JI leader Hafiz Naeem described the apex court’s judgement as “unfortunate” in a conversation with Newsweek, stressing it fell short of requiring the Sindh government to hold local body polls within a set timeframe. “The court has given a clean chit to the provincial government. It could have ordered the Sindh government to make a constitutional chapter in 15 days and could have bound it to devolve all institutions within a month and submit a report, just like it did in the Nasla Tower case,” he said, referring to the court-ordered demolition of an illegally constructed residential building.
Similar concerns were expressed by the PSP leader Mustafa Kamal, who claimed the verdict was unlikely to yield any fruits in the short-term. “The SC could have given this order two months back and made it mandatory for the government to implement just like it did in the Nasla Tower case,” he said.
Even though the opposition fears a delay in implementation of the verdict, Pakistan Institute of Legislative Development and Transparency (PILDAT) Executive Director Ahmed Bilal Mehboob maintains there are legal avenues to ensure it. He told Newsweek that if the Sindh government failed to implement the order within two months, the court could be moved to review the progress or even take suo moto notice requiring elections by a specified date. “We witnessed this in 2013 and 2018 that the Supreme Court had to intervene and instruct. Besides, it would be foolish on the part of the Sindh government not to incorporate Article 140A in the local government legislation,” he added.
Progress or protests
Both the JI and PSP, meanwhile, remain wary of any “delaying” tactics of the provincial government. “We have warned the PPP government of consequences if it backtracks on the agreement it reached with the JI,” said JI’s Naeem. “The government can enact legislation on devolution of education, health and the Provincial Finance Commission Award right now,” he said. “If they do not legislate in a few days, we’ll resort to street protests and agitation,” he warned.

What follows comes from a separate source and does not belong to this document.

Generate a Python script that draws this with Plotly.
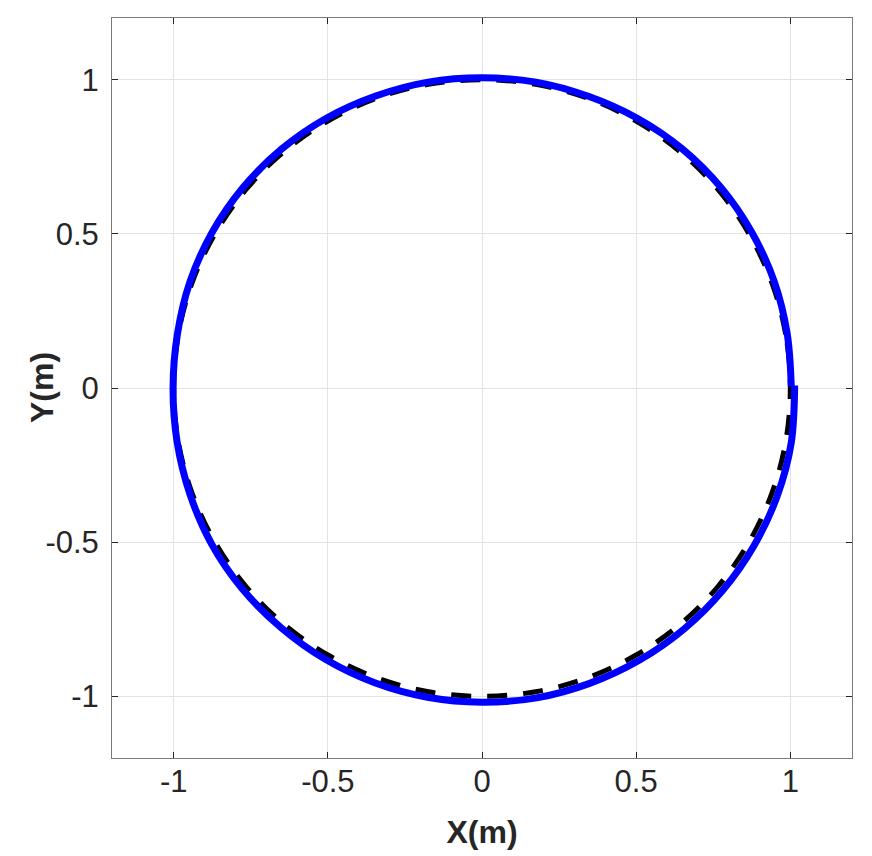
import plotly.graph_objects as go

# reference path (dashed black), sampled every 10 degrees
ref_x = [1.000, 0.985, 0.940, 0.866, 0.766, 0.643, 0.500, 0.342, 0.174, 0.000,
         -0.174, -0.342, -0.500, -0.643, -0.766, -0.866, -0.940, -0.985, -1.000,
         -0.985, -0.940, -0.866, -0.766, -0.643, -0.500, -0.342, -0.174, 0.000,
         0.174, 0.342, 0.500, 0.643, 0.766, 0.866, 0.940, 0.985, 1.000]
ref_y = [0.000, 0.174, 0.342, 0.500, 0.643, 0.766, 0.866, 0.940, 0.985, 1.000,
         0.985, 0.940, 0.866, 0.766, 0.643, 0.500, 0.342, 0.174, 0.000,
         -0.174, -0.342, -0.500, -0.643, -0.766, -0.866, -0.940, -0.985, -1.000,
         -0.985, -0.940, -0.866, -0.766, -0.643, -0.500, -0.342, -0.174, 0.000]

# actual trajectory (solid blue)
traj_x = [1.003, 0.990, 0.948, 0.875, 0.775, 0.650, 0.505, 0.345, 0.175, 0.000,
          -0.175, -0.345, -0.505, -0.650, -0.775, -0.875, -0.947, -0.988, -1.002,
          -0.989, -0.947, -0.877, -0.777, -0.652, -0.508, -0.348, -0.177, 0.000,
          0.177, 0.349, 0.510, 0.656, 0.781, 0.883, 0.958, 1.003, 1.014]
traj_y = [0.005, 0.175, 0.345, 0.505, 0.650, 0.775, 0.874, 0.946, 0.992, 1.006,
          0.992, 0.947, 0.875, 0.775, 0.650, 0.505, 0.345, 0.174, 0.000,
          -0.174, -0.345, -0.506, -0.652, -0.777, -0.880, -0.956, -1.003, -1.019,
          -1.005, -0.958, -0.883, -0.781, -0.656, -0.510, -0.349, -0.177, 0.008]

tick_vals = [-1, -0.5, 0, 0.5, 1]
tick_text = ['-1', '-0.5', '0', '0.5', '1']

fig = go.Figure()

fig.add_trace(go.Scatter(
    x=ref_x, y=ref_y,
    mode='lines',
    line=dict(color='black', width=5, dash='20px,16px', shape='spline', smoothing=1.0),
    showlegend=False
))

fig.add_trace(go.Scatter(
    x=traj_x, y=traj_y,
    mode='lines',
    line=dict(color='#0000ff', width=7, shape='spline', smoothing=1.0),
    showlegend=False
))

font_family = 'Liberation Sans, Arial'

axis_style = dict(
    range=[-1.2, 1.2],
    tickvals=tick_vals,
    ticktext=tick_text,
    ticks='inside',
    ticklen=6,
    tickcolor='#262626',
    tickfont=dict(family=font_family, size=31, color='#262626'),
    showgrid=True,
    gridcolor='#e3e3e3',
    gridwidth=1,
    zeroline=False,
    showline=True,
    linecolor='#7a7a7a',
    linewidth=1,
    mirror='ticks',
    automargin=False,
)

fig.update_xaxes(
    **axis_style,
    title=dict(text='<b>X(m)</b>', font=dict(family=font_family, size=32, color='#262626'),
               standoff=22),
    ticklabelstandoff=-4,
)
fig.update_yaxes(**axis_style, ticklabelstandoff=6)

# y title as a rotated annotation so it sits where the reference has it
fig.add_annotation(
    text='<b>Y(m)</b>',
    xref='paper', yref='paper',
    x=-70 / 740, y=0.5,
    xanchor='center', yanchor='middle',
    textangle=-90,
    showarrow=False,
    font=dict(family=font_family, size=32, color='#262626'),
)

# page body adds an 8px offset, margins compensate
fig.update_layout(
    width=872,
    height=856,
    margin=dict(l=104, r=28, t=10, b=106),
    plot_bgcolor='white',
    paper_bgcolor='white',
)

fig.write_html("out.html")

PSP’s Kamal said the 5-page agreement his party had inked with the Sindh government covered all aspects of the devolution of power under Article 140A, adding many of “administrative and financial demands put forward by the PSP” had been accepted.
Both parties, however, have ruled out any potential alliances to build pressure on the Sindh government. Naeem alleged the MQM was “partner in crime” with the PPP, adding it had helped dismantle the local government system and stripped every union council and mayor of their powers. Kamal, meanwhile, said that while he had visited the JI sit-in to show solidarity, his gesture had not been reciprocated.

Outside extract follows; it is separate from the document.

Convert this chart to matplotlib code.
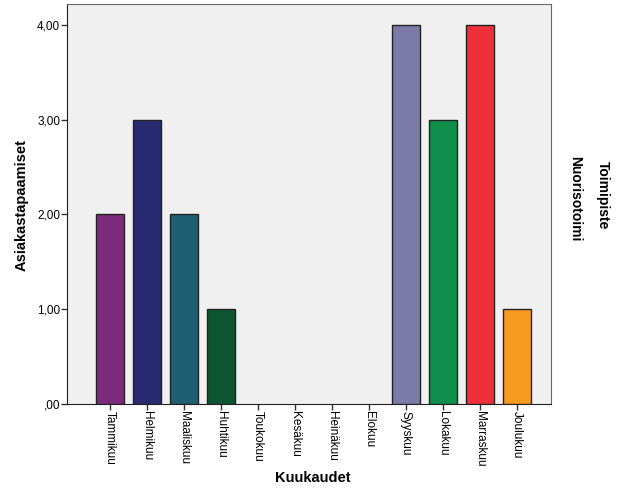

“As far as the MQM is concerned, the party being part of the federal government could have done much more in this regard but it made it an ethnic issue, despite the fact it’s an administrative issue,” he added, ruling out any alliance between the PSP and MQM-P.
But while the opposition continues to threaten protests without tangible progress, civil society representatives and activists have regretted that “greed for power” is hampering governance in the province. Pakistani architect and activist Arif Hassan said Karachi’s status as a financial hub and “unique” metropolis in the context of Pakistan was endangered by centralization of power.
“The PPP can control the wealth and assets of this city through a controlled and highly centralized system, while opposition parties can control this through a highly decentralized system of governance,” he said, referring to the commonly-held belief that PPP is less popular in Sindh capital Karachi than the rest of the province, allowing it to form the provincial government. He regretted that the Supreme Court ruling would likely prove eyewash, as judgements without any follow up were merely pieces of paper.
Similarly, PILDAT’s Mehboob lamented that a desire to retain power prevented politicians from relinquishing control over administration. “A greed for power is something which is driving the ruling class to worsen the situation,” he said and urged all stakeholders, including the judiciary and citizenry, to come out on the streets to build pressure on all provincial governments to devolve powers at the maximum level.